Wednesday, 20 January 2021

"The Kitchen Triangle"

The fridge-hob-sink triangle is - supposedly - a key consideration when deciding a kitchen layout. Here are some examples from Wonderful Kitchens. I assume they are Australian, hence "stright" instead of "straight":

Two things occurred to me recently:

1. Whichever layout you choose, there will be a lot of traipsing back and forth and people getting in each others' way. If you have the space and can afford it, a far better layout is to have two sinks. A small one between fridge and hob for washing vegetables and filling pans (only needs a cold feed) and a large one for washing dishes - preferably double-bowl so that you can wash in soapy water and rinse in clean water.

2. Work tops are usually 60cm deep, which is far too narrow. Inevitably, you have stuff along the back (kettle, toaster, blender, spices, utensils etc). These take up nearly half the depth, leaving you only with a narrow strip along the front for preparing food. If you go to 75cm or 80 cm depth, you double the effective working space.

The length of the work top is limited by how big the room is, but the depth isn't (unless it's an unusually narrow room). If the room is small, it's tempting to go L-shape to increase useable work surface - but actually the first thing you should consider is increasing it by having a deeper work top just along the longest wall. Also, my wife hates corner cupboards and would rather have a straight run, I agree with her on this.

Applying 1 and 2, we end up with this:

I assume that you have a fridge/freezer under the work top (or a larder fridge and a freezer if there's space). There's space for your kettle/toaster above/behind the fridge/freezer; for spices, cooking oil and utensils behind the hob; and for washing up liquid and scourers etc behind the double sink. The microwave goes on an eyeline shelf above the fridge/freezer or small sink, obviously, otherwise you waste too much work surface.

So you end up with a nice production line - take food out of fridge/freezer; wash/prepare; put in pans; cook; put used pans next to washing up sink; wash, rinse and put on draining board. Two people can easily work side by side with a minimum of getting in each others' way.


Bayard said...

I am now on my sixth kitchen design and agree with your conclusions. Indeed my latest design is a straight line as you show except that the sink is across the end, making an narrow L. There is no corner cupboard below the corner as below the sink will be solid masonry (or solid rock, I haven't investigated yet)leaving just enough room for the drains. I like the second sink idea and am going to see if there's room to fit one. I can't increase the depth of the worktop because the kitchen is in a narrow slot.
On another matter, I'm glad to see that you've put the sink where it is because it makes sense in the layout, not because it's under a window.

Mark Wadsworth said...

B, ta.

I've only ever done three kitchens, and two were so small that there wasn't really any choice on how to arrange it (I visited the flat next door to my second attempt, he had done EXACTLY the same arrangement). I had more space in the third one, but I messed up not having enough free space to left and right of hob.

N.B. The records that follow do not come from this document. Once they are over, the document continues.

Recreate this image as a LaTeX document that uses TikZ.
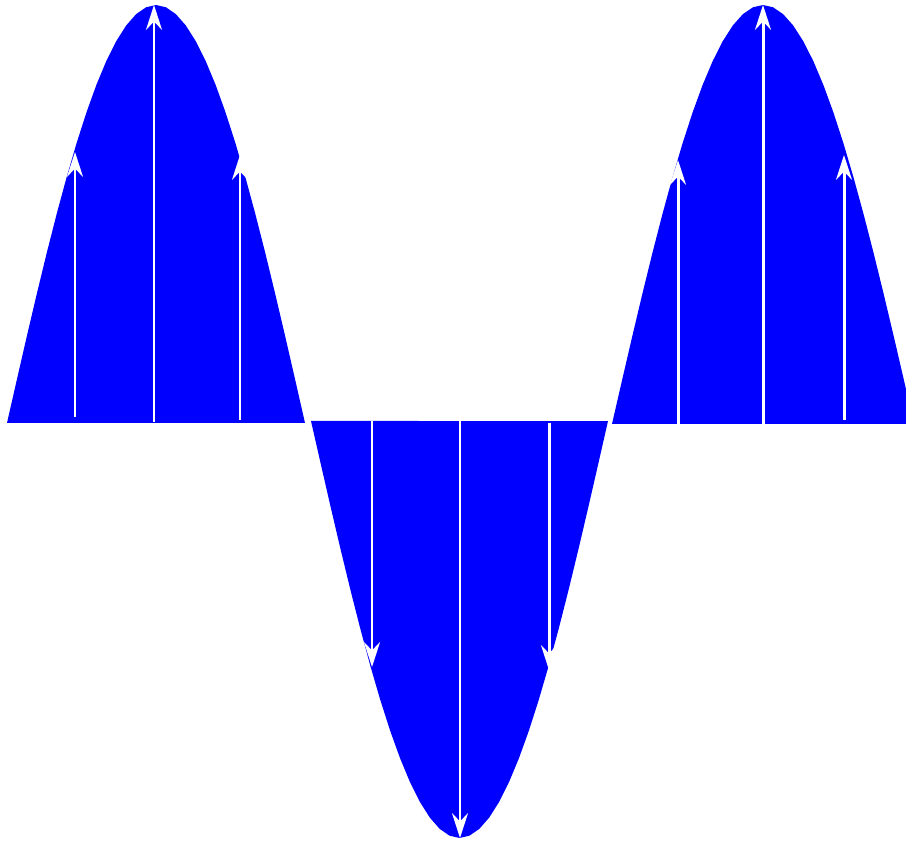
\documentclass[tikz,border=0pt]{standalone}
\usetikzlibrary{arrows.meta}
\definecolor{WaveBlue}{HTML}{0000FF}

\begin{document}
\begin{tikzpicture}[
  x=0.02cm, y=0.02cm,
  line cap=butt, line join=round,
  >={Stealth[length=14pt, width=9pt, inset=4.5pt]},
  field/.style={white, line width=1.7pt, ->}
]

% === Frame of the picture ===
\useasboundingbox (0,0) rectangle (906,841);

% === Sine lobes: start/end/baseline/amplitude ===
\foreach \xa/\xb/\yb/\amp in {
    7/305/418/418,
  311/608/420/-417,
  612/914/417/419%
}{
  \pgfmathsetmacro{\kk}{180/(\xb-\xa)}
  \fill[WaveBlue]
    plot[domain=\xa:\xb, samples=31, variable=\t]
      (\t, {\yb + \amp*sin(\kk*(\t-\xa))})
    -- cycle;
}

% === Field arrows inside the lobes ===
\foreach \x/\ya/\yb in {
   75/424/689, 154/419/836, 240/421/686,
  372/420/174, 460/420/3,   549/418/171,
  678/417/681, 763/417/836, 844/421/686%
}{
  \draw[field] (\x,\ya) -- (\x,\yb);
}

\end{tikzpicture}
\end{document}
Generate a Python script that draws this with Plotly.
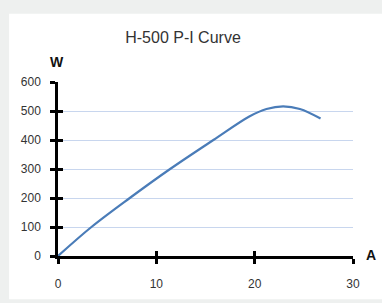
import plotly.graph_objects as go

amps = [0, 3.4, 7.3, 11.4, 15.8, 19.5, 21.2, 22.9, 24.6, 26.7]
watts = [0, 100, 200, 300, 400, 482, 507, 516, 507, 474]
x_ticks = [0, 10, 20, 30]
y_ticks = [0, 100, 200, 300, 400, 500, 600]

W, H = 382, 303
L, R, T, B = 58, 28.5, 82, 40
pw, ph = W - L - R, H - T - B

def px(xp):
    return (xp - L) / pw

def py(yp):
    return (H - B - yp) / ph

fig = go.Figure()
fig.add_trace(go.Scatter(x=amps, y=watts, mode="lines",
                         line=dict(color="#4a7cb8", width=2.2, shape="spline", smoothing=1.0),
                         hoverinfo="skip", showlegend=False))
# dummy trace for overlay axes (inner half of crossing ticks)
fig.add_trace(go.Scatter(x=[0], y=[0], xaxis="x2", yaxis="y2", mode="markers",
                         marker=dict(opacity=0), showlegend=False, hoverinfo="skip"))

font = dict(family="Liberation Sans, Arial, sans-serif", size=12, color="#333333")
tick_common = dict(ticklen=5, tickwidth=2.5, tickcolor="black", fixedrange=True, zeroline=False)

fig.update_layout(
    width=W, height=H,
    margin=dict(l=L, r=R, t=T, b=B),
    paper_bgcolor="#eef0ef",
    plot_bgcolor="rgba(0,0,0,0)",
    font=font,
    title=dict(text="H-500 P-I Curve", x=183 / W, xanchor="center", y=1 - 37 / H, yanchor="middle",
               font=dict(family="Liberation Sans, Arial, sans-serif", size=16, color="#333333")),
    xaxis=dict(range=[0, 30], tickvals=x_ticks, ticks="outside", showline=True,
               linecolor="black", linewidth=2.5, showgrid=False, ticklabelstandoff=10,
               **tick_common),
    yaxis=dict(range=[0, 600], tickvals=y_ticks, ticks="outside", showline=True,
               linecolor="black", linewidth=2.5, showgrid=True, gridcolor="#c8d6ee",
               gridwidth=1, ticklabelstandoff=7, **tick_common),
    xaxis2=dict(range=[0, 30], tickvals=x_ticks, ticks="inside", overlaying="x",
                showticklabels=False, showgrid=False, showline=False, **tick_common),
    yaxis2=dict(range=[0, 600], tickvals=y_ticks, ticks="inside", overlaying="y",
                showticklabels=False, showgrid=False, showline=False, **tick_common),
    shapes=[dict(type="rect", xref="paper", yref="paper", layer="below",
                 x0=px(9), x1=px(W + 5), y0=py(H + 5), y1=py(11),
                 fillcolor="white", line=dict(width=0))],
    annotations=[
        dict(text="<b>W</b>", xref="paper", yref="paper", x=px(57), y=py(61),
             xanchor="center", yanchor="middle", showarrow=False,
             font=dict(family="Liberation Sans, Arial, sans-serif", size=14, color="#111111")),
        dict(text="<b>A</b>", xref="paper", yref="paper", x=px(372), y=py(262),
             xanchor="center", yanchor="middle", showarrow=False,
             font=dict(family="Liberation Sans, Arial, sans-serif", size=14, color="#111111")),
    ],
)

fig.write_html("out.html", config=dict(displayModeBar=False),
               post_script="document.body.style.margin='0';document.body.style.overflow='hidden';")
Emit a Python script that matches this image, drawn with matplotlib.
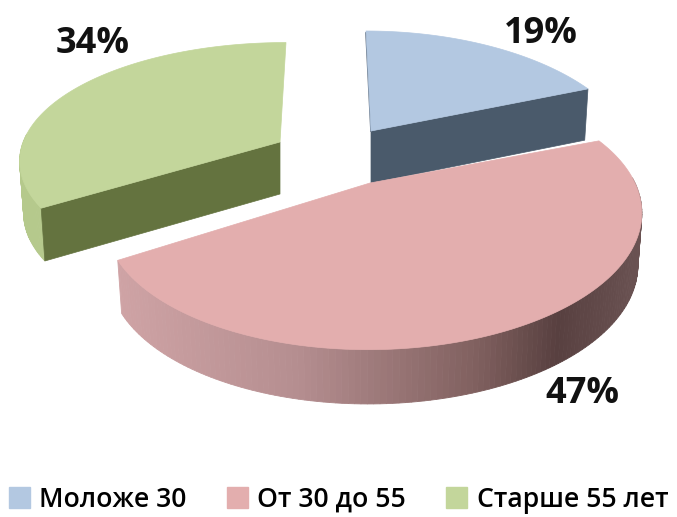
import matplotlib
matplotlib.use('Agg')
import matplotlib.pyplot as plt
import numpy as np
from matplotlib.colors import to_rgb
from matplotlib.patches import Patch, Polygon

categories = ['Моложе 30', 'От 30 до 55', 'Старше 55 лет']
shares = [19, 47, 34]
top_colors = ['#b3c8e1', '#e3aeae', '#c3d69b']

plt.rcParams['font.family'] = ['Open Sans', 'DejaVu Sans']

fig = plt.figure(figsize=(6.77, 5.17), dpi=100)
ax = fig.add_axes([0, 0, 1, 1])
ax.set_xlim(0, 677)
ax.set_ylim(517, 0)
ax.axis('off')

bounds = np.cumsum([0] + shares) / 100 * 2 * np.pi


def rim(t, cx, cy, rx, ry, k, lean):
    # circle seen in perspective, v runs to the back
    u, v = np.sin(t), np.cos(t)
    s = 1 / (1 + k * v)
    return cx + rx * u * s + lean * v, cy - ry * v * s, s


def drop(x, y, s, cx, depth=52):
    # lower edge of the side wall
    return cx + (x - cx) * 0.985, y + depth * s ** 0.15


def side_color(x):
    xs = [117, 300, 480, 560, 640]
    cs = np.array([to_rgb(c) for c in ['#cfa3a5', '#b58e90', '#80605f', '#584040', '#6a5252']])
    return [np.interp(x, xs, cs[:, i]) for i in range(3)]


def draw_slice(i, apex, geo, wall, cut):
    t = np.linspace(bounds[i], bounds[i + 1], 160)
    x, y, s = rim(t, *geo)
    bx, by = drop(x, y, s, geo[0])
    for j in range(len(t) - 1):
        # back part of the wall is hidden behind the top
        if np.cos(t[j]) > 0.05:
            continue
        c = wall if wall else side_color(x[j])
        ax.add_patch(Polygon([(x[j], y[j]), (x[j + 1], y[j + 1]), (bx[j + 1], by[j + 1]), (bx[j], by[j])],
                             fc=c, ec=c, lw=0.6, zorder=2 + i))
    if cut:
        ex, ey = x[cut[0]], y[cut[0]]
        ebx, eby = bx[cut[0]], by[cut[0]]
        ax.add_patch(Polygon([apex, (ex, ey), (ebx, eby), (apex[0], apex[1] + 52)],
                             fc=cut[1], ec=cut[1], lw=0.5, zorder=2 + i))
    ax.add_patch(Polygon(np.vstack([[apex], np.column_stack([x, y])]),
                         fc=top_colors[i], ec=top_colors[i], lw=0.5, zorder=2.5 + i))


draw_slice(0, (371, 131), (371, 131, 257, 125, 0.25, -5), '#4a5a6b', (-1, '#4a5a6b'))
draw_slice(2, (280, 142), (286, 140, 262, 115, 0.18, 0), '#b5c98c', (0, '#64733f'))
draw_slice(1, (370, 183), (375, 183, 260, 125, 0.25, 7), None, None)
ax.plot([366, 371], [33, 131], color='#5d6d80', lw=1.2, zorder=2.2)

label_pos = [(541, 34), (582, 394), (93, 44)]
for v, (lx, ly) in zip(shares, label_pos):
    ax.text(lx, ly, f'{v}%', ha='center', va='center', fontsize=26, fontweight='bold', color='#111111', zorder=8)

handles = [Patch(color=c) for c in top_colors]
ax.legend(handles, categories, loc='lower center', bbox_to_anchor=(0.5, -0.035), ncol=3, frameon=False,
          prop={'size': 19.2, 'weight': 'semibold'}, handlelength=0.8, handleheight=0.8,
          handletextpad=0.35, columnspacing=1.5, borderpad=0.3)

fig.savefig('out.png', dpi=100)
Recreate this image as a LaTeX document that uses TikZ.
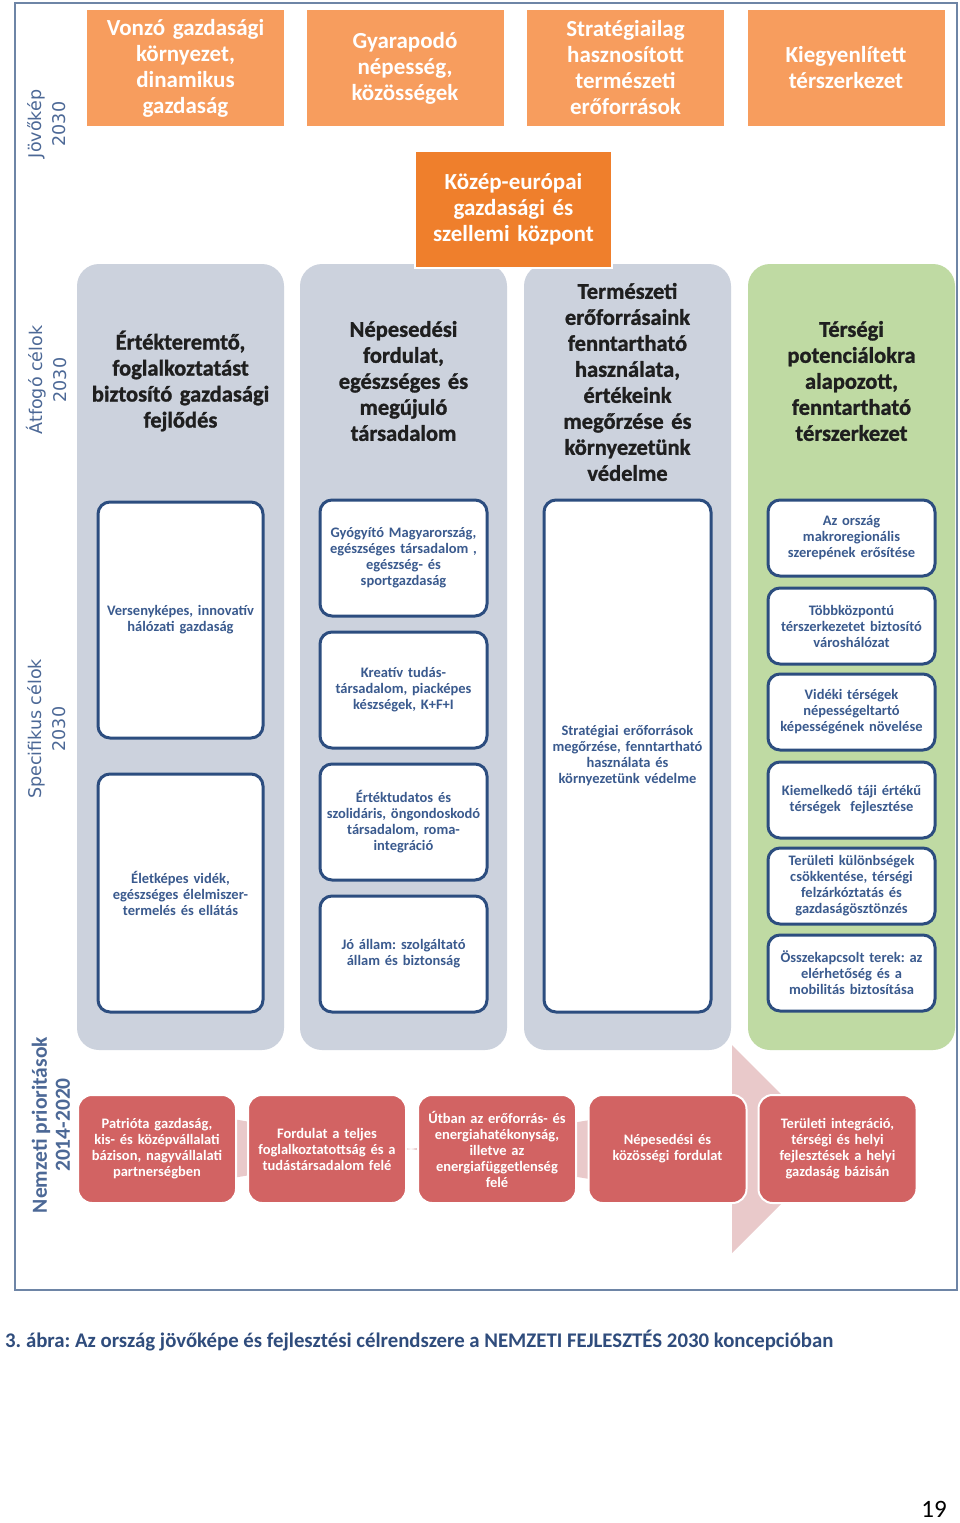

As to depth, every inch counts. If there's enough room for one person to squeeze past another, that's enough.

Clearly, you can flip it left to right to get the washing up sink near the window. Dunno why this is a rule, but it just is. Also, I think the layout I showed works better for left handed people. All things being equal, I'd flip it left to right (being right handed).

ontheotherhand said...

The kitchen triangle thing is one of those pleasing ideas that somehow sticks and becomes received wisdom, but.... If the overall design aim is to reduce movement between work areas, the world has got a lot more complicated since the 40s when this was developed. You mention the microwave which together with the toaster and electric kettle and dish washer we now have more than 3 regular points to visit. Also depending on your council how many blessed types of recycling and separation required making waste management design important for a tidy unsmelly kitchen.
If I make some toast I go to breadbin, toaster, drawer for knife and plate, cupboard or fridge for spread, then dishwasher. For tea which is quite regular, the tap, the kettle, the tea bag, the milk, the mug, tea bag disposal etc. I think the ease of micro-preparations like those are as important as cooking the big meals. My sister has a tap with an integrated boiler for tea and it is a very tidy solution saving a trip from tap to kettle (but I don't think it is near enough to 100 to make great tea...)

Mark Wadsworth said...

OTOH, the aim is to minimise walking around, you will never eliminate it entirely so no point trying.

Clearly, in the layout I recommend, the kettle is next to the small sink, the toaster is near it, milk and butter are in the fridge and breakfast cereal, tea bags and bread are nearby (on surface or in eye level cupboard).